In addition to suspending his seaman’s license, Administrative Judge Harry J. Gardner put Hazelwood on 12 months probation at the end of a daylong hearing.

Hazelwood was captain of the tanker Exxon Valdez when it ran aground at Bligh Reef in Alaska’s Prince William Sound at 12:04 a.m. on March 24, 1989. Approximately 11 million gallons of crude oil gushed from its ruptured hull, the nation’s worst oil spill.

More than 1,000 miles of Alaskan shoreline was coated with oil. Commercial fishing in the area was ruined for the year, and the cleanup is still under way. Hazelwood was fired by Exxon Corp. shortly after the results of his blood test were sent to the Coast Guard. Since then, he has been involved in a lobstering business.

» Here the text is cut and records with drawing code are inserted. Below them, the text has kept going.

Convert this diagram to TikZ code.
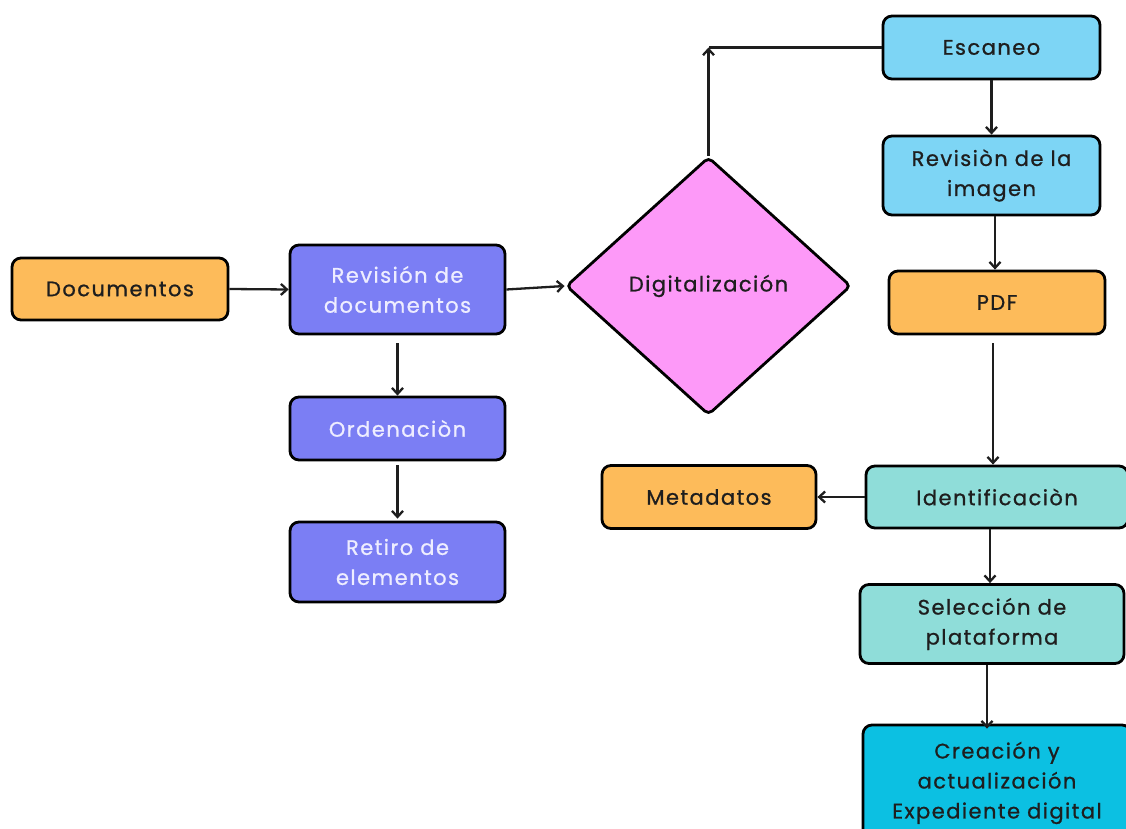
\documentclass[tikz,border=0pt]{standalone}
\usepackage{fontspec}
\setmainfont{Poppins}[LetterSpace=7, FakeBold=0.9]
\usetikzlibrary{shapes.geometric,arrows.meta}
\definecolor{corange}{HTML}{FDBB5A}
\definecolor{cpurple}{HTML}{7B7EF4}
\definecolor{cpink}{HTML}{FD99F8}
\definecolor{clblue}{HTML}{7DD5F5}
\definecolor{cteal}{HTML}{8FDDD9}
\definecolor{ccyan}{HTML}{0CC0E2}
\definecolor{ctextlight}{HTML}{EEEDFF}
\definecolor{ctextdark}{HTML}{1E1E1E}
\tikzset{
  box/.style={draw=black, line width=2.8pt, rounded corners=9pt, align=center,
    inner sep=0pt, font=\fontsize{21}{30}\selectfont, text=ctextdark},
  obox/.style={box, fill=corange},
  pbox/.style={box, fill=cpurple, text=ctextlight},
  bbox/.style={box, fill=clblue},
  tbox/.style={box, fill=cteal},
  cbox/.style={box, fill=ccyan},
  conn/.style={line width=2.3pt, draw=ctextdark},
  arr/.style={conn, -{Straight Barb[length=6pt,width=11pt,line width=2.3pt]}},
}
\begin{document}
\begin{tikzpicture}[x=1pt,y=-1pt]
\useasboundingbox[fill=white] (0,0) rectangle (1126,829);
% left column
\node[obox, minimum width=216, minimum height=62] (doc) at (120,289) {Documentos};
\node[pbox, minimum width=215, minimum height=89] (rev) at (397.5,289.5) {Revisión de\\documentos};
\node[pbox, minimum width=215, minimum height=63] (ord) at (397.5,428.5) {Ordenaciòn};
\node[pbox, minimum width=215, minimum height=80] (ret) at (397.5,562) {Retiro de\\elementos};
% diamond
\node[diamond, draw=black, line width=2.8pt, fill=cpink, minimum width=285, minimum height=258,
  aspect=1.1, inner sep=0pt, font=\fontsize{21}{30}\selectfont, text=ctextdark, rounded corners=5pt] (dig) at (708.5,286) {Digitalización};
% right column
\node[bbox, minimum width=217, minimum height=63] (esc) at (991.5,47.5) {Escaneo};
\node[bbox, minimum width=217, minimum height=79] (rim) at (991.5,175.5) {Revisiòn de la\\imagen};
\node[obox, minimum width=216, minimum height=63] (pdf) at (997,302.5) {PDF};
\node[tbox, minimum width=262, minimum height=62] (ide) at (997,497) {Identificaciòn};
\node[obox, minimum width=214, minimum height=63] (met) at (709,497) {Metadatos};
\node[tbox, minimum width=264, minimum height=79] (sel) at (992,624) {Selección de\\plataforma};
\node[cbox, minimum width=268, minimum height=116] (cre) at (997,783) {Creación y\\actualización\\Expediente digital};
% connectors
\coordinate (corner) at (708.5,47.5);
\draw[arr] (doc.east) -- (rev.west);
\draw[arr] (rev.east) -- (dig.west);
\draw[arr] ([yshift=-8pt]rev.south) -- (ord.north);
\draw[arr] ([yshift=-4pt]ord.south) -- ([yshift=2pt]ret.north);
\draw[conn] (esc.west) -- (corner);
\draw[arr] (dig.north) -- (corner);
\draw[arr] (esc.south) -- (rim.north);
\draw[arr] (rim.south -| 995,0) -- (pdf.north -| 995,0);
\draw[arr] ([yshift=-8pt]pdf.south -| 993,0) -- (ide.north -| 993,0);
\draw[arr] (ide.west) -- (met.east);
\draw[arr] (ide.south -| 990,0) -- (sel.north -| 990,0);
\draw[arr] (sel.south -| 987,0) -- ([yshift=-5pt]cre.north -| 987,0);
\end{tikzpicture}
\end{document}
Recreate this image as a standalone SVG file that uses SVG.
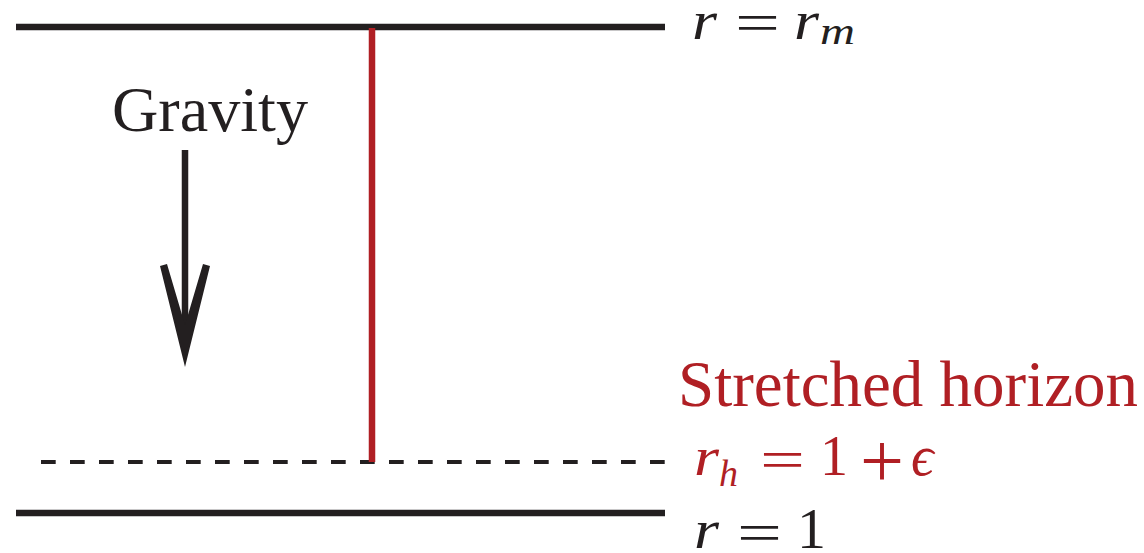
<svg xmlns="http://www.w3.org/2000/svg" width="1144" height="553" viewBox="0 0 1144 553">
<style>
.blk{stroke:#231F20;fill:none}
.txt{font-family:"Liberation Serif","Times New Roman",serif;fill:#231F20}
.red{fill:#B01F24}
.it{font-style:italic}
</style>
<rect width="1144" height="553" fill="#fff"/>
<g id="connectors">
<line id="top-line" class="blk" x1="16" y1="27" x2="665" y2="27" stroke-width="6.5"/>
<line id="bottom-line" class="blk" x1="16" y1="513" x2="665" y2="513" stroke-width="6.5"/>
<line id="dashed-line" class="blk" x1="41" y1="462" x2="665" y2="462" stroke-width="4" stroke-dasharray="14.7 14.3"/>
<line id="red-line" x1="372" y1="28" x2="372" y2="462" stroke="#B01F24" stroke-width="6.5"/>
<g id="gravity-arrow">
<line class="blk" x1="185" y1="150" x2="185" y2="335" stroke-width="6.5"/>
<polygon points="160,266 167,264 185,325 203,264 210,266 185,367" fill="#231F20"/>
</g>
</g>
<g id="gravity-label"><text class="txt" x="112" y="131" font-size="64" textLength="196" lengthAdjust="spacingAndGlyphs">Gravity</text></g>
<g id="horizon-label"><text class="txt red" x="678" y="406" font-size="65" textLength="460" lengthAdjust="spacingAndGlyphs">Stretched horizon</text></g>
<g id="label-rm" class="txt" font-size="54">
<text class="it" x="692" y="39" textLength="25" lengthAdjust="spacingAndGlyphs">r</text>
<text x="735" y="41" textLength="45" lengthAdjust="spacingAndGlyphs">=</text>
<text class="it" x="794" y="39" textLength="25" lengthAdjust="spacingAndGlyphs">r</text>
<text class="it" x="820" y="44" font-size="38" textLength="35" lengthAdjust="spacingAndGlyphs">m</text>
</g>
<g id="label-rh" class="txt red" font-size="54">
<text class="it" x="694" y="475" textLength="25" lengthAdjust="spacingAndGlyphs">r</text>
<text class="it" x="719" y="486" font-size="38">h</text>
<text x="760" y="478" textLength="45" lengthAdjust="spacingAndGlyphs">=</text>
<text x="820" y="475" font-size="56">1</text>
<text x="860" y="487" font-size="78">+</text>
<text class="it" x="911" y="475" font-size="56">ϵ</text>
</g>
<g id="label-r1" class="txt" font-size="54">
<text class="it" x="694" y="548" textLength="25" lengthAdjust="spacingAndGlyphs">r</text>
<text x="737" y="551" textLength="45" lengthAdjust="spacingAndGlyphs">=</text>
<text x="797" y="548" font-size="58">1</text>
</g>
</svg>
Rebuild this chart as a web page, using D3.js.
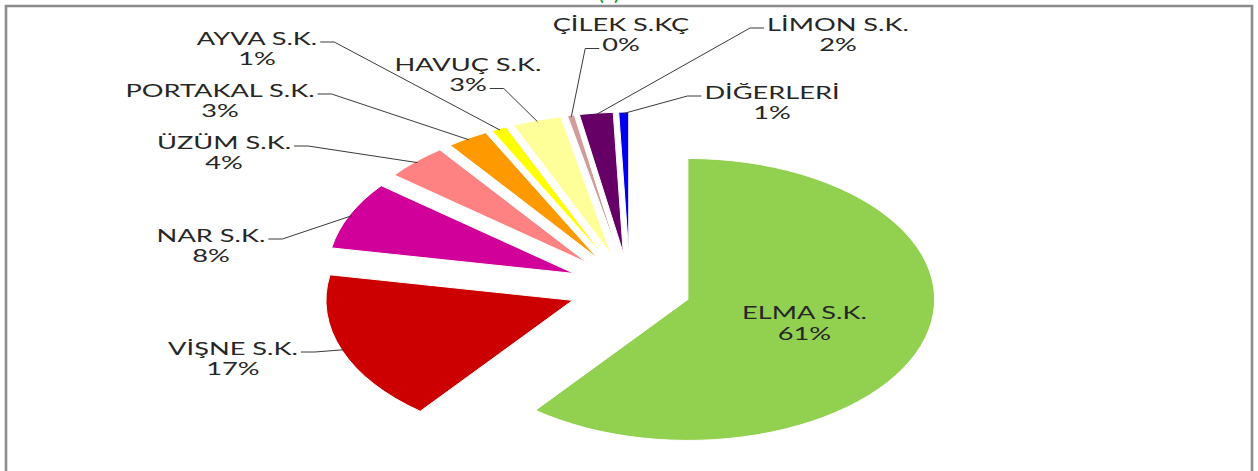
<!DOCTYPE html>
<html>
<head>
<meta charset="utf-8">
<script src="https://cdn.jsdelivr.net/npm/d3@7"></script>
<style>
  body { margin: 0; background: #fff; }
  svg { display: block; }
</style>
</head>
<body>
<div id="chart"></div>
<script>
const width = 1258, height = 471

// data (share of each juice, %)
const categories = ['ELMA S.K.', 'VİŞNE S.K.', 'NAR S.K.', 'ÜZÜM S.K.', 'PORTAKAL S.K.', 'AYVA S.K.', 'HAVUÇ S.K.', 'ÇİLEK S.KÇ', 'LİMON S.K.', 'DİĞERLERİ']
const values     = [60.6,        17.3,         7.8,        4.1,         2.7,             1.0,         3.2,          0.45,         2.2,          0.65]
const colors     = ['#92d050',   '#cc0000',    '#d1009a',  '#ff8282',   '#ff9900',       '#ffff00',   '#ffff99',    '#d39b9b',    '#660066',    '#0000ee']

// label layout: centre x, first baseline, leader side and line it hangs on
const labelLayout = [
  null,
  { x: 233, y: 355, side: 'r', line: 0 },
  { x: 211, y: 242, side: 'r', line: 0 },
  { x: 224, y: 149, side: 'r', line: 0 },
  { x: 220, y: 97,  side: 'r', line: 0 },
  { x: 257, y: 45,  side: 'r', line: 0 },
  { x: 468, y: 71,  side: 'r', line: 1 },
  { x: 621, y: 31,  side: 'l', line: 1 },
  { x: 838, y: 31,  side: 'l', line: 0 },
  { x: 772, y: 99,  side: 'l', line: 0 }
]

const cx = 630, cy = 288          // pie centre
const radius = 141                // vertical radius
const sx = 1.75                   // horizontal stretch of the picture
const explode = 35                // slice offset
const textStretch = 1.6
const lineGap = 20.5

const svg = d3.select('#chart').append('svg').attr('width', width).attr('height', height)

// frame
svg.append('path')
  .attr('d', 'M6,' + (height + 2) + ' V6 H1252 V' + (height + 2))
  .attr('fill', 'none').attr('stroke', '#8c8c8c').attr('stroke-width', 2.6)

// cut-off green caption at the very top
svg.append('text').attr('x', 609).attr('y', 0).attr('text-anchor', 'middle')
  .style('font-family', 'Lato, sans-serif').style('font-size', '22px').attr('fill', '#1a9a1a')
  .text('(a)')

const total = d3.sum(values)
const pie = d3.pie().sort(null).value(d => d).startAngle(0).endAngle(2 * Math.PI)
const arcs = pie(values)
const arc = d3.arc().innerRadius(0).outerRadius(radius)

function midAngle(a) { return (a.startAngle + a.endAngle) / 2 }
function apex(a) {
  var m = midAngle(a)
  return [cx + sx * explode * Math.sin(m), cy - explode * Math.cos(m)]
}
function outerPoint(a, k) {
  var m = midAngle(a), p = apex(a)
  return [p[0] + sx * radius * k * Math.sin(m), p[1] - radius * k * Math.cos(m)]
}

svg.append('g').selectAll('path')
  .data(arcs)
  .enter()
  .append('path')
  .attr('transform', d => { var p = apex(d); return 'translate(' + p[0] + ',' + p[1] + ') scale(' + sx + ',1)' })
  .attr('d', arc)
  .attr('fill', (d, i) => colors[i])
  .attr('stroke', '#fff').attr('stroke-width', 1).attr('vector-effect', 'non-scaling-stroke')

function pct(v) { return Math.round(v / total * 100) + '%' }

function addLabel(x, y, i) {
  var g = svg.append('g').attr('transform', 'translate(' + x + ',' + y + ') scale(' + textStretch + ',1)')
  var t = g.append('text')
    .attr('text-anchor', 'middle')
    .style('font-family', 'Lato, sans-serif')
    .style('font-size', '17px')
    .attr('fill', '#262626')
  var t0 = t.append('tspan').attr('x', 0).attr('y', 0).text(categories[i])
  var t1 = t.append('tspan').attr('x', 0).attr('y', lineGap).text(pct(values[i]))
  return [t0.node().getComputedTextLength() * textStretch, t1.node().getComputedTextLength() * textStretch]
}

arcs.forEach(function(a, i) {
  if (i == 0) {
    var c = outerPoint(a, 0.5)
    addLabel(c[0], c[1] - 3, i)
    return
  }
  var L = labelLayout[i]
  var widths = addLabel(L.x, L.y, i)
  var w = widths[L.line]
  var ay = L.y + L.line * lineGap - 3
  var ax = L.side == 'r' ? L.x + w / 2 + 3 : L.x - w / 2 - 3
  var ex = L.side == 'r' ? ax + 14 : ax - 14
  var end = outerPoint(a, 0.99)
  svg.append('polyline')
    .attr('points', [[ax, ay], [ex, ay], end].map(p => p.join(',')).join(' '))
    .attr('fill', 'none').attr('stroke', '#3a3a3a').attr('stroke-width', 1)
})
</script>
</body>
</html>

At his criminal trial in Anchorage, the cornerstone of the charges by Alaskan prosecutors was that Hazelwood was drunk when he took command of his tanker on the evening of March 23, before it left the port of Valdez.

Hazelwood did not testify at the trial. Through his attorneys, he acknowledged drinking before sailing out of Valdez, but the amount he consumed was disputed. Not one of 21 witnesses--most of them called by the prosecution--testified to any signs that the captain was drunk the night his ship ran aground.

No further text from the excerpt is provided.